Color Management – Monitor Calibration
Written by: steve
Recently, Seepea, a reader of Beyond Megapixels posted the following comment at the end of one of my articles:
“I have been serious about photography for about a year now and am still completely baffled by the area of color management. I love my pictures on the computer, but printed, not so much. Getting my inkjet to print what I see on the screen is a nightmare and I have not loved the results from sites like Shutterfly. I don’t do this for a living, so don’t have money to invest in color calibration products if I don’t really need to. Plus, I work exclusively on a laptop and my understanding is that color calibrating the screen is a waste of time because everything changes as the angle of the screen changes. I would love to see more articles about this.”
Let me start by saying that I’ve been a photographer for a lot longer than a year and I’m still somewhat baffled by color management. I suppose had I been a physics major it would make more sense but they usually don’t teach physics in B school.
Now the real crux of Seepea’s question/comment is whether or not it’s necessary to purchase color calibration products. That question, like so many others in photography is dependent upon what you want to accomplish in your photography. That aside, the short answer is yes, but let me qualify it before you start scrolling to the bottom of the article to post your disagreement.
Your eyes (in conjunction with your brain) see color a little differently than do my eyes or Tiffany’s eyes or anyone else’s eyes. To account for this perception difference among people and create a common color palate for manufacturers, a set of standards for colors have been established by the International Color Consortium or ICC. Sounds like something from a James Bond movie but it’s a very important industry group. You can learn more about ICC by checking Wikipedia or by going to the ICC website and reading a brief blurb about them that will open on your screen if you click on the link.

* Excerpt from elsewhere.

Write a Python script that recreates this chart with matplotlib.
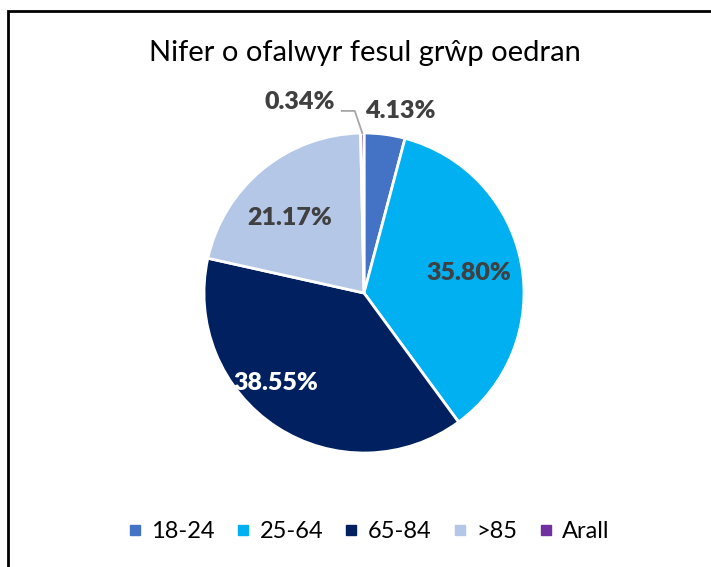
import matplotlib
matplotlib.use('Agg')
import matplotlib.pyplot as plt
from matplotlib.lines import Line2D
from matplotlib.patches import Rectangle
import numpy as np

# data
labels = ['18-24', '25-64', '65-84', '>85', 'Arall']
values = [4.13, 35.80, 38.55, 21.17, 0.34]
colors = ['#4472C4', '#00B0F0', '#002060', '#B4C7E7', '#7030A0']
title = 'Nifer o ofalwyr fesul grŵp oedran'

# label placement (radius fraction, angle in degrees) - mimics Excel "best fit"
label_pos = [(1.16, 78.8), (0.666, 10.9), (0.785, -134.3), (0.66, 134.5), (1.209, 98.7)]
label_col = ['#404040', '#404040', 'white', '#404040', '#404040']

R = 159  # pie radius in pixels
fig = plt.figure(figsize=(7.11, 5.67), dpi=100)
half = 200 / R
ax = fig.add_axes([(364 - 200) / 711, (567 - 293 - 200) / 567, 400 / 711, 400 / 567])
ax.set_xlim(-half, half)
ax.set_ylim(-half, half)
ax.axis('off')

wedges, _ = ax.pie(values, colors=colors, startangle=90, counterclock=False, radius=1,
                   wedgeprops=dict(edgecolor='white', linewidth=2))

for i, w in enumerate(wedges):
    rf, ang = label_pos[i]
    x = rf * np.cos(np.radians(ang))
    y = rf * np.sin(np.radians(ang))
    ha = 'center'
    if labels[i] == 'Arall':
        ha = 'right'
        # leader line to the wedge
        mid = np.radians((w.theta1 + w.theta2) / 2)
        ax.plot([x + 0.044, x + 0.125, np.cos(mid)], [y - 0.057, y - 0.057, np.sin(mid)],
                color='#A6A6A6', lw=1.3)
    ax.text(x, y, f'{values[i]:.2f}%', ha=ha, va='center', fontsize=18, fontweight='heavy',
            color=label_col[i], family=['Lato', 'DejaVu Sans'])

fig.text(365 / 711, 1 - 53 / 567, title, ha='center', va='center', fontsize=21,
         color='black', family=['Lato', 'DejaVu Sans'])

handles = [Line2D([], [], marker='s', color=c, ls='', markersize=6.5) for c in colors]
fig.legend(handles, labels, loc='center', bbox_to_anchor=(368 / 711, 1 - 532 / 567), ncol=5,
           frameon=False, handlelength=0.7, handletextpad=0.35, columnspacing=0.85,
           prop=dict(family=['Lato', 'DejaVu Sans'], size=17))

fig.patches.append(Rectangle((8 / 711, -0.05), 1.2, 1 - 11 / 567 + 0.05, fill=False,
                             edgecolor='black', linewidth=2, transform=fig.transFigure))

fig.savefig('out.png', dpi=100)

By following the ICC standards, monitors that are calibrated will display the same colors regardless of the manufacturer. This is important because that means that the way I see a photo on my monitor will be the same way the printing company is going to see it on their monitors.
Properly calibrating a monitor requires the use of a colorimeter. For example the X-Rite i1Display 2, the ColorMunki Photo – Monitor, Printer & Projector Profiler and the Spyder 3 Studio SR just to name a few. Don’t forget that ambient light also affects how we see color so if you calibrate in one level of ambient light and work in another you’ll see the colors differently on your monitor.
Why is calibration important? Walk into a big box store like the one that uses blue and yellow as their brand colors and go into the TV department. Have you ever wondered why the colors look so different on one TV from another even when the same program is being shown? Aside from technical differences like sharpness, closeness to true black, etc., they’re different because the calibration is off for any number of reasons, not the least of which is store staff and customers “adjusting” the color settings on the TV. You probably won’t ever get the color exactly the same on all of the TVs but this simple exercise really illustrates what kind of differences can exist between your monitor and other monitors if they aren’t calibrated.
As far as calibrating laptop screens, I calibrate my laptop on a regular schedule the same as I do my workhorse desktop with the 26” monitor where I do all of my digital darkroom work. I use the laptop for tethered shooting when I’m in the studio and I want the colors to look as close as possible on both computers. Regarding Seepea’s point about the angle of view changing on the laptop, that comment holds true for any monitor. I adjust the monitor on any computer so that my line of vision is perpendicular to the plane of the screen. That just happens to be the same angle that the colorimeter calibrates the monitor.
If you send all your work out to a reputable color lab to be printed calibrating your monitor regularly is all you’ll need to do. If you print most of your own photos then you’re only half-way there. Tomorrow I’ll talk about calibrating printers.
While doing some research for this article I ran across an excellent blog post by Norman Koren entitled Color Management that has a lot of good information in it from basic good stuff to headache advance science stuff. The article was posted a few years ago but the primary information is still current and valid.
Who is Norman Koren you might ask. I mean, anyone can post stuff on the internet, right? Here’s a short bio on Norman and I think you’ll agree that he’s quite qualified to wax eloquently on the subject.
Norman Koren grew up in Rochester, NY, about a mile from the George Eastman House (the great photography museum). He became interested in photography at the age of 12, and quite serious at age 21. He studied physics at Brown University and Wayne State University, then went on to pursue a career in magnetic recording technology in Boston, Philadelphia, Silicon Valley, San Diego, and finally Colorado (near Boulder, where he now lives). During that time he pursued photography– often spending long hours in the old-fashioned chemical darkroom. When his magnetic recording career ended in 2001 he decided to become a fine art photographer, but technology pulled him right back. In 2004 he founded Imatest, which has become the world’s leading supplier of software for measuring the quality of digital cameras. He pursues fine art photography (mostly nature and landscape) when he has spare time (a somewhat mythical concept for founders of technology startups).